— Begin —

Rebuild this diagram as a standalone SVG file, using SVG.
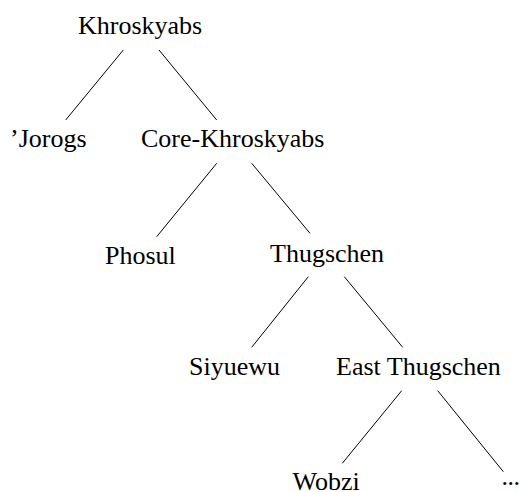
<svg xmlns="http://www.w3.org/2000/svg" width="519" height="492" viewBox="0 0 519 492">
<style>
text { font-family: "Liberation Serif", "Times New Roman", serif; font-size: 26px; fill: #000; }
.edge { stroke: #000; stroke-width: 1; fill: none; }
</style>
<rect width="519" height="492" fill="#fff"/>
<g id="connectors">
<line class="edge" x1="123.3" y1="50" x2="65.7" y2="120"/>
<line class="edge" x1="159" y1="50" x2="216.7" y2="120"/>
<line class="edge" x1="216.7" y1="163.3" x2="156.7" y2="236.7"/>
<line class="edge" x1="251.7" y1="163.3" x2="310" y2="233.3"/>
<line class="edge" x1="308.3" y1="276.7" x2="251.7" y2="347.3"/>
<line class="edge" x1="344.3" y1="276.7" x2="402.7" y2="347.3"/>
<line class="edge" x1="401.7" y1="390.7" x2="342.3" y2="463.3"/>
<line class="edge" x1="437.7" y1="390.7" x2="503.3" y2="471.7"/>
</g>
<g id="khroskyabs"><text x="78" y="34">Khroskyabs</text></g>
<g id="jorogs"><text x="10" y="147">’Jorogs</text></g>
<g id="core-khroskyabs"><text x="141" y="147">Core-Khroskyabs</text></g>
<g id="phosul"><text x="105" y="264">Phosul</text></g>
<g id="thugschen"><text x="270" y="261.5">Thugschen</text></g>
<g id="siyuewu"><text x="189" y="375">Siyuewu</text></g>
<g id="east-thugschen"><text x="336" y="375">East Thugschen</text></g>
<g id="wobzi"><text x="292.5" y="489.5">Wobzi</text></g>
<g id="ellipsis"><text x="501.5" y="485" letter-spacing="-0.5">...</text></g>
</svg>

— End —

▶ Work to complete
All of the material above is to be copied exactly, except for its images.

▶ Exercise answer
Rebuild this diagram as a standalone SVG file, using SVG.
<svg xmlns="http://www.w3.org/2000/svg" width="519" height="492" viewBox="0 0 519 492">
<style>
text { font-family: "Liberation Serif", "Times New Roman", serif; font-size: 26px; fill: #000; }
.edge { stroke: #000; stroke-width: 1; fill: none; }
</style>
<rect width="519" height="492" fill="#fff"/>
<g id="connectors">
<line class="edge" x1="123.3" y1="50" x2="65.7" y2="120"/>
<line class="edge" x1="159" y1="50" x2="216.7" y2="120"/>
<line class="edge" x1="216.7" y1="163.3" x2="156.7" y2="236.7"/>
<line class="edge" x1="251.7" y1="163.3" x2="310" y2="233.3"/>
<line class="edge" x1="308.3" y1="276.7" x2="251.7" y2="347.3"/>
<line class="edge" x1="344.3" y1="276.7" x2="402.7" y2="347.3"/>
<line class="edge" x1="401.7" y1="390.7" x2="342.3" y2="463.3"/>
<line class="edge" x1="437.7" y1="390.7" x2="503.3" y2="471.7"/>
</g>
<g id="khroskyabs"><text x="78" y="34">Khroskyabs</text></g>
<g id="jorogs"><text x="10" y="147">’Jorogs</text></g>
<g id="core-khroskyabs"><text x="141" y="147">Core-Khroskyabs</text></g>
<g id="phosul"><text x="105" y="264">Phosul</text></g>
<g id="thugschen"><text x="270" y="261.5">Thugschen</text></g>
<g id="siyuewu"><text x="189" y="375">Siyuewu</text></g>
<g id="east-thugschen"><text x="336" y="375">East Thugschen</text></g>
<g id="wobzi"><text x="292.5" y="489.5">Wobzi</text></g>
<g id="ellipsis"><text x="501.5" y="485" letter-spacing="-0.5">...</text></g>
</svg>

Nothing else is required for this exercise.